Using incentives/reward systems

 

  Negative rewards for individuals who generate undesirable behaviors/outcomes (e.g., lower commissions for returns based on misrepresentation).

 

  Positive rewards for desirable behavior/outcomes produced by individuals.

 

  Tie positive/negative rewards to organizational outcomes (e.g., tax incentives for fewer workplace injuries).

 

  Note that the incentives can be set and monitored by agents such as government, but that the nature of incentives means that the choices of response behavior are made by the actors. Those actors can still make inappropriate choices due to insufficient or badly-designed incentives or preferences that diverge from the expected.
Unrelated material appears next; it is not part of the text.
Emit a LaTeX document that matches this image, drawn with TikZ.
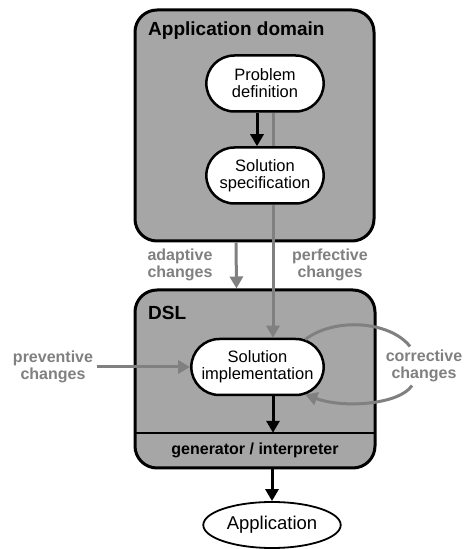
\documentclass[tikz,border=0pt]{standalone}
\usepackage{fontspec}
\setmainfont{Liberation Sans}
\usetikzlibrary{shapes.misc,shapes.geometric,arrows.meta}
\definecolor{boxgray}{RGB}{166,166,166}
\definecolor{chggray}{RGB}{128,128,128}

\begin{document}
\begin{tikzpicture}[x=1pt,y=1pt,
  area/.style={draw,line width=3pt,fill=boxgray,rounded corners=22pt},
  task/.style={rounded rectangle,draw,line width=2.5pt,fill=white,align=center,
    font=\fontsize{16.5}{17}\selectfont},
  title/.style={anchor=base west,inner sep=0pt,font=\fontsize{19}{21}\selectfont\bfseries},
  change/.style={align=center,text=chggray,font=\fontsize{16}{17}\selectfont\bfseries},
  flow/.style={line width=3pt,-{Triangle[width=13pt,length=12pt]}},
  chgflow/.style={flow,chggray}]

  \useasboundingbox (0,0) rectangle (465,549);

  % bereiche
  \node[area,minimum width=239pt,minimum height=231pt] (appdom) at (254.5,423.5) {};
  \node[area,minimum width=240pt,minimum height=178pt] (dsl) at (255,170) {};
  \node[title] at (148,513) {Application domain};
  \node[title] at (148,229) {DSL};

  % aufgaben
  \node[task,minimum width=124pt,minimum height=56pt] (prob) at (265,465.5) {Problem\\definition};
  \node[task,minimum width=124pt,minimum height=56pt] (spec) at (265,373.5) {Solution\\specification};
  \node[task,minimum width=139pt,minimum height=56pt] (impl) at (257.5,182) {Solution\\implementation};

  % generator
  \node[minimum width=240pt,minimum height=35pt,font=\fontsize{16}{17}\selectfont\bfseries] (gen) at (255,98.5) {generator / interpreter};
  \draw[line width=1.5pt] (gen.north west) -- (gen.north east);

  % ergebnis
  \node[ellipse,draw,line width=1.8pt,minimum width=130pt,minimum height=46pt,
    font=\fontsize{18.5}{20}\selectfont] (app) at (272,24) {Application};

  % arten von änderungen
  \node[change] (adapt) at (180,284) {adaptive\\changes};
  \node[change] (perf) at (330,284) {perfective\\changes};
  \node[change] (prev) at (53,182) {preventive\\changes};
  \node[change] (corr) at (424,183) {corrective\\changes};

  % ablauf
  \draw[flow] ([xshift=-8pt]prob.south) -- ([xshift=-8pt]spec.north);
  \draw[flow] ([xshift=15.5pt]impl.south) -- ([xshift=18pt]gen.north);
  \draw[flow] (app.north |- dsl.south) -- (app.north);

  % änderungen
  \draw[chggray,line width=3pt] ([xshift=8pt]prob.south) -- ([xshift=8pt]spec.north);
  \draw[chgflow] ([xshift=8pt]spec.south) -- ([xshift=15.5pt]impl.north);
  \draw[chgflow] ([xshift=-18.5pt]appdom.south) -- ([xshift=-18.5pt]dsl.north);
  \draw[chgflow] (prev.east) -- (impl.west);
  \draw[chggray,line width=3pt] (impl.30) .. controls (335,232) and (390,228) .. ([xshift=-14pt]corr.north);
  \draw[chgflow] ([xshift=-12pt]corr.south) .. controls (400,145) and (345,140) .. (impl.-30);
\end{tikzpicture}
\end{document}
Although the  actors receive positive or negative rewards, the decision task placed on them may remain formidable if they lack the expertise to choose the alternatives that will be best for them.

 

 

Using interventions based on activity observations

 

  Use inspectors who observe the activity in progress.

 

  Use inspectors who audit records of activities.

 

  The use of inspectors assumes that knowledge of adverse activities will be sufficient to generate corrections either from the actors or from outside agents.

 

 

Using knowledge provision to empower actors: using disclosure and exposure

 

  Use routininized information disclosure of good or bad performers (e.g., experience rating as on the web; third party providers of ratings; media reports).

 

  Create threats of exposure: encourage muckraking; provide mechanisms to widely share and publicize misdeeds; create competitions to “escape the bottom” (e.g., all firms are pressured to achieve 100% participation in the United Way among employees); use reputation for competitive advantage.

 

  Educate consumers.

 

  Educate sellers.

 

  This alternative presumes that actors have sufficient expertise to understand and act on the disclosure, and that they want to do so, i.e., that adverse conditions do not benefit them. This also presumes that reputational effects are meaningful enforcers.

 

 

Using ethical statements and norms

 

  Use a code of conduct/code of ethics.

 

  Reinforce the use of norms that demand unselfish, reliable, and/or honest behavior, e.g., the fiduciary norm, promise-keeping, etc.

 

  Create organizational and interorganizational systems that demand or reward trust and honesty. Rely on personal networks and relationship building to ensure trustworthy behavior.

 

  Such systems can reduce the need to provide external controls, whether by incentive or agent directive, and they reduce the costs of checking on compliance. But they do not necessarily solve the problems of lack of information or expertise. Codes of ethics may be mere window-dressing without enforcement and/or modelling by top leaders. And where relationship building is the mechanism of trust-building, it does not guarantee ethical behavior outside the network.